If you have a variable-rate loan, knowing your rate cap (the maximum the rate can reach) and stress-testing your budget at that cap is essential planning.
What a 1% Rate Difference Means for Different Loan Types
The dollar impact of a 1% rate difference scales with loan size and term:
Mortgage ($300,000, 30 years): 1% lower rate → roughly $60,000 less in total interest → payoff roughly 2–3 years sooner with the same payment redirected
Car loan ($35,000, 60 months): 1% lower rate → roughly $900 less in total interest → not dramatic, but meaningful when comparing dealers
Student loan ($50,000, 10 years): 1% lower rate → roughly $2,700 less in total interest → relevant especially when refinancing private loans
Personal loan ($15,000, 5 years): 1% lower rate → roughly $400 less in total interest → rate shopping matters less for small, short-term loans
The takeaway: rate differences matter most for large, long-term loans. For a small 2-year personal loan, spending hours comparing rates to save a few hundred dollars may not be worth the effort. For a 30-year mortgage, a 0.5% better rate is worth significant time to secure.
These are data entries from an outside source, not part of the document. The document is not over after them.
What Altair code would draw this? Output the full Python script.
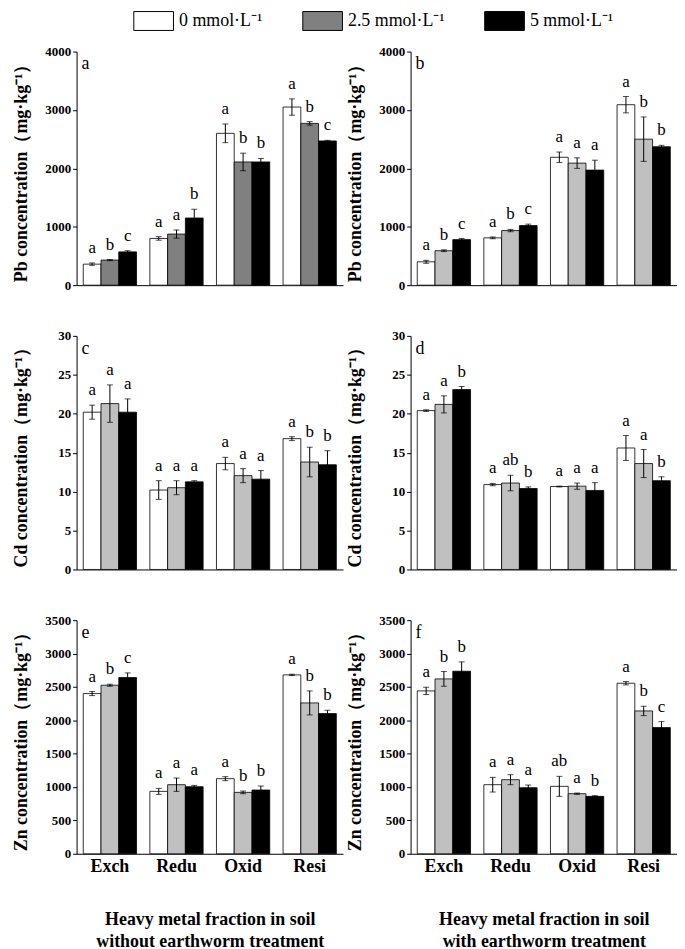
import altair as alt
import pandas as pd

FONT = "Liberation Serif"
W, H = 268, 235

fractions = ["Exch", "Redu", "Oxid", "Resi"]
treatments = ["0 mmol·L⁻¹", "2.5 mmol·L⁻¹", "5 mmol·L⁻¹"]

# Pb, without earthworm (a)
pb_no_mean = [360, 430, 570, 800, 875, 1150, 2600, 2110, 2110, 3050, 2770, 2470]
pb_no_err = [20, 10, 20, 30, 70, 150, 160, 150, 60, 140, 30, 10]
pb_no_let = ["a", "b", "c", "a", "a", "b", "a", "b", "b", "a", "b", "c"]
# Pb, with earthworm (b)
pb_ew_mean = [400, 590, 780, 810, 935, 1020, 2190, 2090, 1970, 3090, 2500, 2370]
pb_ew_err = [25, 15, 20, 15, 20, 25, 90, 90, 170, 140, 380, 25]
pb_ew_let = ["a", "b", "c", "a", "b", "c", "a", "a", "a", "a", "b", "b"]
# Cd, without earthworm (c)
cd_no_mean = [20.2, 21.3, 20.2, 10.2, 10.5, 11.25, 13.6, 12.05, 11.6, 16.8, 13.8, 13.45]
cd_no_err = [0.9, 2.4, 1.7, 1.2, 0.9, 0.15, 0.8, 0.9, 1.1, 0.25, 1.9, 1.8]
cd_no_let = ["a", "a", "a", "a", "a", "a", "a", "a", "a", "a", "b", "b"]
# Cd, with earthworm (d)
cd_ew_mean = [20.4, 21.2, 23.1, 10.9, 11.1, 10.4, 10.65, 10.7, 10.15, 15.6, 13.6, 11.4]
cd_ew_err = [0.1, 1.1, 0.4, 0.15, 1.0, 0.2, 0.05, 0.4, 1.0, 1.6, 1.8, 0.5]
cd_ew_let = ["a", "a", "b", "a", "ab", "b", "a", "a", "a", "a", "a", "b"]
# Zn, without earthworm (e)
zn_no_mean = [2400, 2525, 2640, 935, 1035, 1005, 1125, 920, 955, 2680, 2260, 2100]
zn_no_err = [30, 15, 70, 45, 100, 20, 30, 20, 60, 10, 180, 50]
zn_no_let = ["a", "b", "c", "a", "a", "a", "a", "b", "b", "a", "b", "b"]
# Zn, with earthworm (f)
zn_ew_mean = [2440, 2620, 2735, 1035, 1110, 990, 1010, 900, 860, 2555, 2140, 1890]
zn_ew_err = [55, 110, 140, 110, 75, 40, 150, 10, 10, 25, 70, 90]
zn_ew_let = ["a", "b", "b", "a", "a", "a", "ab", "a", "b", "a", "b", "c"]

xtitle_left = ["Heavy metal fraction in soil", "without earthworm treatment"]
xtitle_right = ["Heavy metal fraction in soil", "with earthworm treatment"]


def make_df(mean, err, lets):
    rows = []
    for i, f in enumerate(fractions):
        for j, t in enumerate(treatments):
            k = i * 3 + j
            rows.append(dict(fraction=f, treatment=t, mean=mean[k],
                             lo=mean[k] - err[k], hi=mean[k] + err[k], letter=lets[k]))
    return pd.DataFrame(rows)


def panel(mean, err, lets, gray, ytitle, ymax, ystep, tag, xtitle=None, legend=None):
    df = make_df(mean, err, lets)
    if xtitle is not None:
        xaxis = alt.Axis(title=xtitle, labelFontSize=18, labelPadding=4, ticks=False,
                         titlePadding=35, titleLineHeight=22, labelAngle=0)
    else:
        xaxis = alt.Axis(labels=False, ticks=False, title=None)
    x = alt.X("fraction:N", sort=fractions,
              scale=alt.Scale(paddingInner=0.2, paddingOuter=0.1), axis=xaxis)
    xo = alt.XOffset("treatment:N", sort=treatments,
                     scale=alt.Scale(paddingInner=0, paddingOuter=0))
    yscale = alt.Scale(domain=[0, ymax], nice=False, zero=True)
    yaxis = alt.Axis(values=list(range(0, ymax + 1, ystep)), title=ytitle, format="d",
                     titleX=-46, titleY=H / 2, titleAngle=270, titleAlign="center",
                     titleBaseline="bottom", tickSize=4, labelPadding=2)

    def Y(field):
        return alt.Y(field, scale=yscale, axis=yaxis, title=ytitle)

    base = alt.Chart(df)
    fill_args = dict(sort=treatments,
                     scale=alt.Scale(domain=treatments, range=["white", gray, "black"]))
    if legend is not None:
        fill = alt.Fill("treatment:N", legend=legend, **fill_args)
    else:
        fill = alt.Fill("treatment:N", legend=None, **fill_args)
    bars = base.mark_bar(stroke="black", strokeWidth=0.8).encode(
        x=x, xOffset=xo, y=Y("mean:Q"), fill=fill)
    rule = base.mark_rule(color="black", strokeWidth=1).encode(
        x=x, xOffset=xo, y=Y("lo:Q"), y2=alt.Y2("hi:Q"))
    cap_lo = base.mark_tick(orient="horizontal", size=6, thickness=1, color="black").encode(
        x=x, xOffset=xo, y=Y("lo:Q"))
    cap_hi = base.mark_tick(orient="horizontal", size=6, thickness=1, color="black").encode(
        x=x, xOffset=xo, y=Y("hi:Q"))
    txt = base.mark_text(dy=-10, fontSize=17, font=FONT, baseline="alphabetic",
                         color="black").encode(
        x=x, xOffset=xo, y=Y("hi:Q"), text="letter:N")
    lab = alt.Chart(pd.DataFrame({"t": [tag]})).mark_text(
        fontSize=18, font=FONT, baseline="alphabetic", align="left", color="black"
    ).encode(x=alt.value(5), y=alt.value(18), text="t:N")
    return alt.layer(bars, rule, cap_lo, cap_hi, txt, lab).properties(width=W, height=H)


# swatch: 40 x 19 px drawn from a 19 px "symbol" so legend rows stay compact
legend = alt.Legend(orient="none", legendX=67.5, legendY=-41, direction="horizontal",
                    title=None, symbolType="M-2.1,-1H2.1V1H-2.1Z", symbolSize=361,
                    symbolStrokeColor="black", symbolStrokeWidth=1, labelFont=FONT,
                    labelFontSize=18, labelFontWeight="normal", labelOffset=15.5,
                    columnPadding=38, labelColor="black", labelLimit=300)

pb_title = "Pb concentration（mg·kg⁻¹）"
cd_title = "Cd concentration（mg·kg⁻¹）"
zn_title = "Zn concentration（mg·kg⁻¹）"

pa = panel(pb_no_mean, pb_no_err, pb_no_let, "#808080", pb_title, 4000, 1000, "a", legend=legend)
pbp = panel(pb_ew_mean, pb_ew_err, pb_ew_let, "#c0c0c0", pb_title, 4000, 1000, "b")
pc = panel(cd_no_mean, cd_no_err, cd_no_let, "#c0c0c0", cd_title, 30, 5, "c")
pd_ = panel(cd_ew_mean, cd_ew_err, cd_ew_let, "#c0c0c0", cd_title, 30, 5, "d")
pe = panel(zn_no_mean, zn_no_err, zn_no_let, "#c0c0c0", zn_title, 3500, 500, "e", xtitle=xtitle_left)
pf = panel(zn_ew_mean, zn_ew_err, zn_ew_let, "#c0c0c0", zn_title, 3500, 500, "f", xtitle=xtitle_right)

chart = alt.concat(
    pa, pbp, pc, pd_, pe, pf, columns=2,
    spacing={"row": 51, "column": 68}, bounds="flush"
).resolve_scale(fill="independent").properties(
    padding={"left": 4, "top": 0, "right": 0, "bottom": 0}
).configure_view(stroke=None).configure_axis(
    labelFont=FONT, labelFontWeight="bold", labelFontSize=13, labelColor="black",
    titleFont=FONT, titleFontSize=18, titleFontWeight="bold", titleColor="black",
    domainColor="black", tickColor="black", grid=False
)

chart.save("out.html", embed_options={"renderer": "svg", "actions": False})
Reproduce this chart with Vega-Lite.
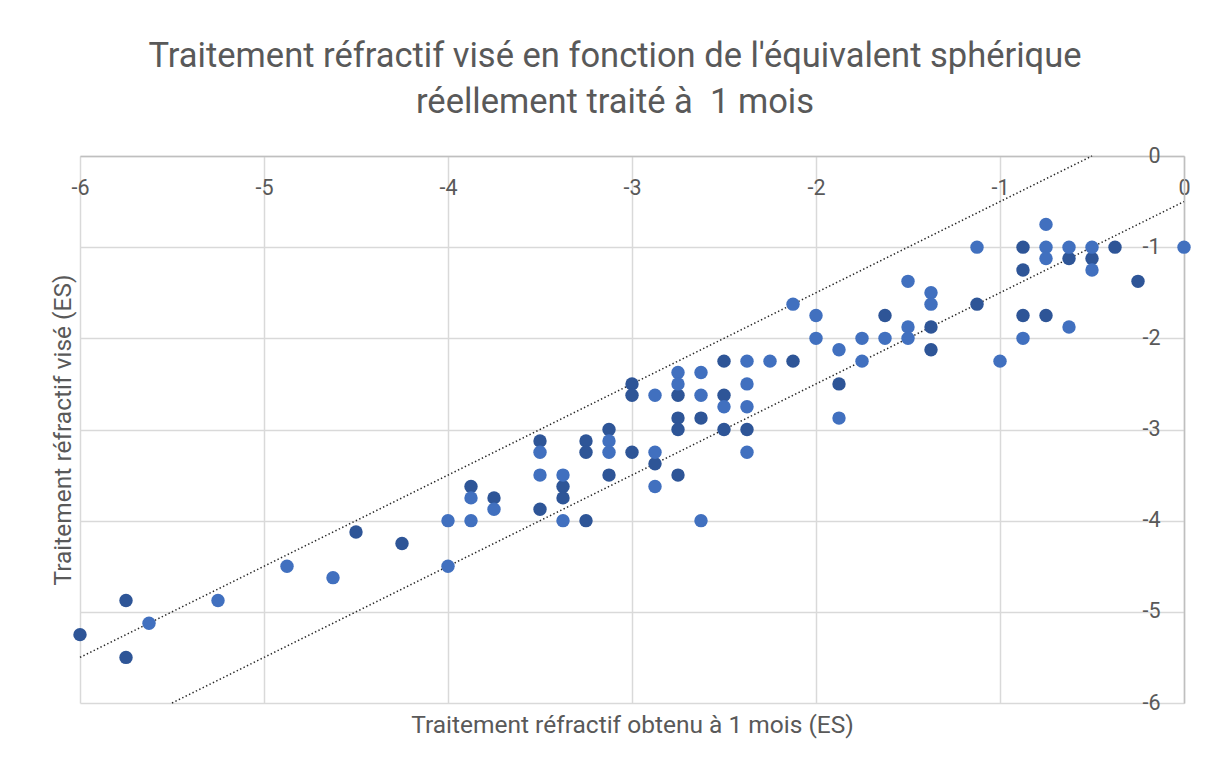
{
  "$schema": "https://vega.github.io/schema/vega-lite/v6.json",
  "width": 1104,
  "height": 547,
  "autosize": {"type": "none"},
  "padding": {"left": 80, "top": 156, "right": 24, "bottom": 63},
  "background": "white",
  "title": {
    "text": ["Traitement réfractif visé en fonction de l'équivalent sphérique", "réellement traité à \u00a01 mois"],
    "font": "Roboto",
    "fontSize": 34.5,
    "fontWeight": "normal",
    "color": "#595959",
    "lineHeight": 46,
    "anchor": "middle",
    "frame": "group",
    "dx": -17,
    "offset": -9,
    "baseline": "bottom"
  },
  "config": {
    "view": {"stroke": null},
    "axis": {
      "grid": true,
      "gridColor": "#d9d9d9",
      "gridWidth": 1.5,
      "domain": true,
      "domainColor": "#bfbfbf",
      "domainWidth": 1.5,
      "ticks": false,
      "tickSize": 0,
      "labelFont": "Roboto",
      "labelFontSize": 21.5,
      "labelColor": "#595959",
      "labelFlush": false,
      "labelOverlap": false,
      "labelBound": false,
      "titleFont": "Roboto",
      "titleFontSize": 24.5,
      "titleFontWeight": "normal",
      "titleColor": "#595959"
    }
  },
  "datasets": {
    "lignes": [
      {"l": "haut", "x": -6, "y": -5.5},
      {"l": "haut", "x": -0.5, "y": 0},
      {"l": "bas", "x": -5.5, "y": -6},
      {"l": "bas", "x": 0, "y": -0.5}
    ],
    "points": [
      {"s": "A", "x": -0.875, "y": -1},
      {"s": "A", "x": -0.625, "y": -1.125},
      {"s": "A", "x": -0.5, "y": -1.125},
      {"s": "A", "x": -0.375, "y": -1},
      {"s": "A", "x": -0.875, "y": -1.25},
      {"s": "A", "x": -0.25, "y": -1.375},
      {"s": "A", "x": -1.125, "y": -1.625},
      {"s": "A", "x": -1.625, "y": -1.75},
      {"s": "A", "x": -1.375, "y": -1.875},
      {"s": "A", "x": -0.875, "y": -1.75},
      {"s": "A", "x": -0.75, "y": -1.75},
      {"s": "A", "x": -1.375, "y": -2.125},
      {"s": "A", "x": -1.875, "y": -2.5},
      {"s": "A", "x": -2.5, "y": -2.25},
      {"s": "A", "x": -2.125, "y": -2.25},
      {"s": "A", "x": -3, "y": -2.5},
      {"s": "A", "x": -3, "y": -2.625},
      {"s": "A", "x": -2.75, "y": -2.625},
      {"s": "A", "x": -2.5, "y": -2.625},
      {"s": "A", "x": -2.75, "y": -2.875},
      {"s": "A", "x": -2.625, "y": -2.875},
      {"s": "A", "x": -2.75, "y": -3},
      {"s": "A", "x": -2.5, "y": -3},
      {"s": "A", "x": -2.375, "y": -3},
      {"s": "A", "x": -3.125, "y": -3},
      {"s": "A", "x": -3.25, "y": -3.125},
      {"s": "A", "x": -3.25, "y": -3.25},
      {"s": "A", "x": -3.5, "y": -3.125},
      {"s": "A", "x": -3, "y": -3.25},
      {"s": "A", "x": -2.875, "y": -3.375},
      {"s": "A", "x": -2.75, "y": -3.5},
      {"s": "A", "x": -3.125, "y": -3.5},
      {"s": "A", "x": -3.375, "y": -3.625},
      {"s": "A", "x": -3.375, "y": -3.75},
      {"s": "A", "x": -3.5, "y": -3.875},
      {"s": "A", "x": -3.875, "y": -3.625},
      {"s": "A", "x": -3.75, "y": -3.75},
      {"s": "A", "x": -3.25, "y": -4},
      {"s": "A", "x": -4.25, "y": -4.25},
      {"s": "A", "x": -4.5, "y": -4.125},
      {"s": "A", "x": -5.75, "y": -4.875},
      {"s": "A", "x": -6, "y": -5.25},
      {"s": "A", "x": -5.75, "y": -5.5},
      {"s": "B", "x": -1.125, "y": -1},
      {"s": "B", "x": -0.75, "y": -0.75},
      {"s": "B", "x": -0.75, "y": -1},
      {"s": "B", "x": -0.75, "y": -1.125},
      {"s": "B", "x": -0.625, "y": -1},
      {"s": "B", "x": -0.5, "y": -1},
      {"s": "B", "x": -0.5, "y": -1.25},
      {"s": "B", "x": 0, "y": -1},
      {"s": "B", "x": -1.5, "y": -1.375},
      {"s": "B", "x": -1.375, "y": -1.5},
      {"s": "B", "x": -1.375, "y": -1.625},
      {"s": "B", "x": -2, "y": -1.75},
      {"s": "B", "x": -1.5, "y": -1.875},
      {"s": "B", "x": -0.625, "y": -1.875},
      {"s": "B", "x": -2, "y": -2},
      {"s": "B", "x": -1.875, "y": -2.125},
      {"s": "B", "x": -1.75, "y": -2},
      {"s": "B", "x": -1.625, "y": -2},
      {"s": "B", "x": -1.5, "y": -2},
      {"s": "B", "x": -1.75, "y": -2.25},
      {"s": "B", "x": -1.875, "y": -2.875},
      {"s": "B", "x": -1, "y": -2.25},
      {"s": "B", "x": -0.875, "y": -2},
      {"s": "B", "x": -2.125, "y": -1.625},
      {"s": "B", "x": -2.375, "y": -2.25},
      {"s": "B", "x": -2.25, "y": -2.25},
      {"s": "B", "x": -2.75, "y": -2.375},
      {"s": "B", "x": -2.625, "y": -2.375},
      {"s": "B", "x": -2.75, "y": -2.5},
      {"s": "B", "x": -2.375, "y": -2.5},
      {"s": "B", "x": -2.875, "y": -2.625},
      {"s": "B", "x": -2.625, "y": -2.625},
      {"s": "B", "x": -2.5, "y": -2.75},
      {"s": "B", "x": -2.375, "y": -2.75},
      {"s": "B", "x": -2.375, "y": -3.25},
      {"s": "B", "x": -3.125, "y": -3.125},
      {"s": "B", "x": -3.125, "y": -3.25},
      {"s": "B", "x": -3.5, "y": -3.25},
      {"s": "B", "x": -2.875, "y": -3.25},
      {"s": "B", "x": -2.875, "y": -3.625},
      {"s": "B", "x": -3.5, "y": -3.5},
      {"s": "B", "x": -3.375, "y": -3.5},
      {"s": "B", "x": -3.875, "y": -3.75},
      {"s": "B", "x": -3.75, "y": -3.875},
      {"s": "B", "x": -4, "y": -4},
      {"s": "B", "x": -3.875, "y": -4},
      {"s": "B", "x": -3.375, "y": -4},
      {"s": "B", "x": -2.625, "y": -4},
      {"s": "B", "x": -4, "y": -4.5},
      {"s": "B", "x": -4.875, "y": -4.5},
      {"s": "B", "x": -4.625, "y": -4.625},
      {"s": "B", "x": -5.25, "y": -4.875},
      {"s": "B", "x": -5.625, "y": -5.125}
    ]
  },
  "encoding": {
    "x": {
      "field": "x",
      "type": "quantitative",
      "scale": {"domain": [-6, 0], "nice": false, "zero": false},
      "axis": {
        "orient": "top",
        "values": [-6, -5, -4, -3, -2, -1, 0],
        "labelExpr": "toString(datum.value)",
        "labelPadding": -32,
        "labelBaseline": "middle",
        "labelAlign": "center",
        "title": "Traitement réfractif obtenu à 1 mois (ES)",
        "titleY": 576,
        "titleX": 552,
        "titleBaseline": "alphabetic",
        "titleAlign": "center"
      }
    },
    "y": {
      "field": "y",
      "type": "quantitative",
      "scale": {"domain": [-6, 0], "nice": false, "zero": false},
      "axis": {
        "orient": "right",
        "values": [-6, -5, -4, -3, -2, -1, 0],
        "labelExpr": "toString(datum.value)",
        "labelPadding": -24,
        "labelAlign": "right",
        "labelBaseline": "middle",
        "title": "Traitement réfractif visé (ES)",
        "titleAngle": -90,
        "titleX": -1114,
        "titleY": 273.5,
        "titleBaseline": "alphabetic",
        "titleAlign": "center"
      }
    }
  },
  "layer": [
    {
      "data": {"name": "lignes"},
      "mark": {"type": "line", "strokeDash": [1.4, 2.4], "strokeWidth": 1.5, "color": "#262626"},
      "encoding": {"detail": {"field": "l", "type": "nominal"}}
    },
    {
      "data": {"name": "points"},
      "mark": {"type": "circle", "size": 180, "opacity": 1},
      "encoding": {
        "color": {
          "field": "s",
          "type": "nominal",
          "scale": {"domain": ["A", "B"], "range": ["#2E5597", "#4170BF"]},
          "legend": null
        }
      }
    }
  ]
}
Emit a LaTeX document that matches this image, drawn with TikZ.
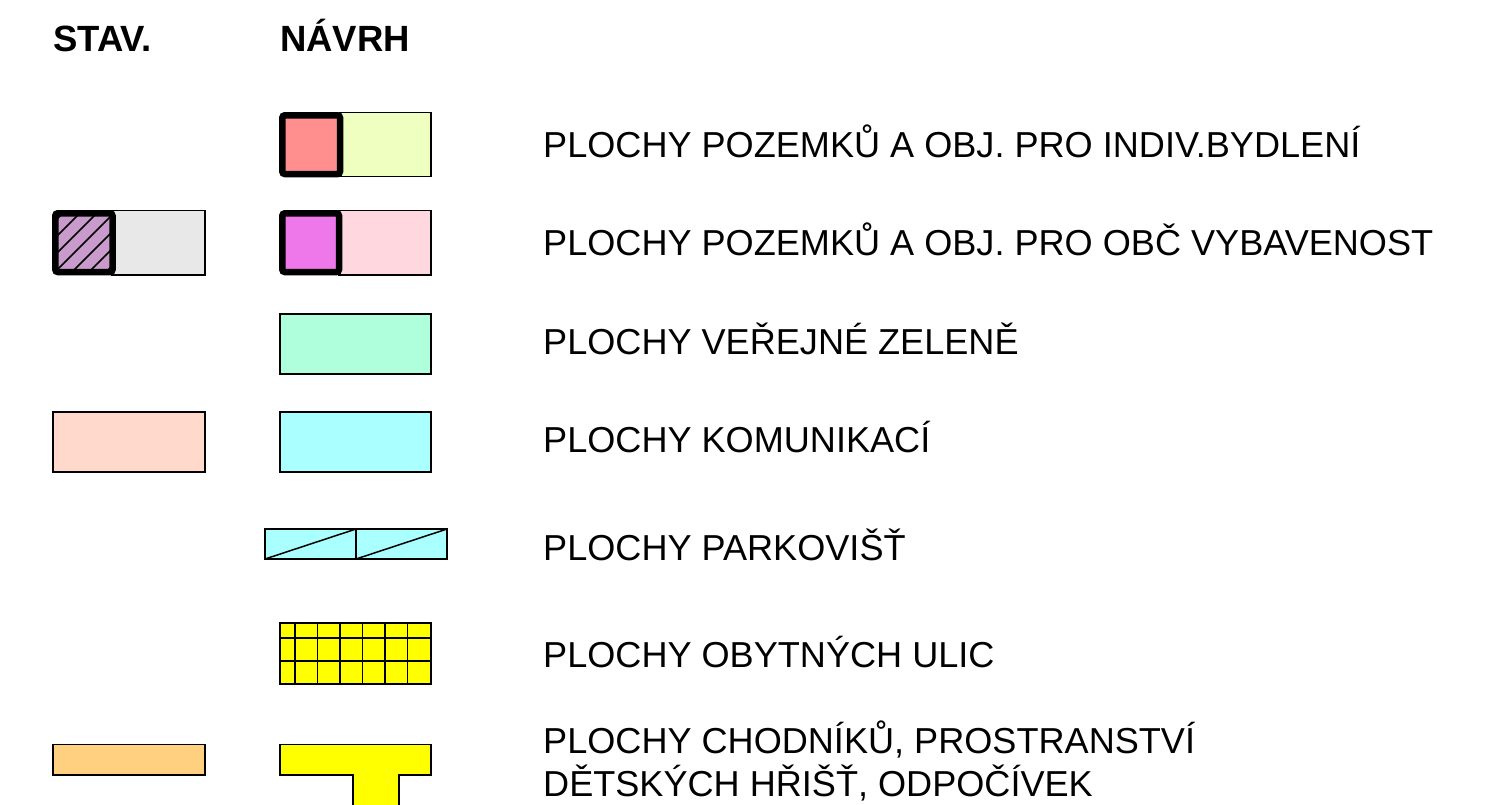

When Refinancing Makes Sense
Refinancing is the most direct way to lower your effective interest rate on an existing loan. But it comes with closing costs — typically 2–5% of the loan balance for a mortgage — so the savings need to outweigh the upfront cost.
The break-even calculation:
break-even months = closing costs ÷ monthly savings from lower rate
If refinancing costs $6,000 and saves you $200/month, you break even at month 30. If you plan to stay in the loan (and the home) for at least 30 months after closing, refinancing makes sense. If you might sell or refinance again before then, it may not.
Key situations where refinancing typically makes sense:
- Rate difference of at least 0.5–1% from your current rate
- You're early in the loan term (more interest front-loading ahead)
- You plan to hold the loan for at least as long as the break-even period
- You're switching from a variable rate to a fixed rate for certainty
Situations where it may not:
- You're near the end of your loan term
- Closing costs are high relative to the monthly savings
- You might sell or pay off the loan within a year or two
Extra Payments as a Rate Hedge
One underappreciated aspect of extra principal payments is that they effectively reduce the loan's impact similarly to a lower interest rate — by reducing the balance on which interest accrues.
If you can't refinance to a lower rate but can make extra payments, the interest savings calculation is similar. On a $300,000 mortgage at 7%, adding $300/month in extra principal payments saves roughly $115,000 in interest and cuts about 9 years off the term — comparable to the benefit of refinancing to around 5.5%.
The loan payoff calculator lets you model both scenarios: lower rate vs extra payments. In some cases, extra payments on a higher-rate loan beat a refinanced lower-rate loan, especially when closing costs are factored in and the remaining term is short.
The Practical Takeaway
Rate differences feel small in percentage terms but translate to large dollar amounts on long loans. When taking out a new loan, shop rates actively — even 0.25% better on a mortgage is worth tens of thousands over the full term. When you already have a loan, understand whether refinancing or extra payments (or both) offer the better path based on your current rate, remaining balance, and how long you plan to hold the loan.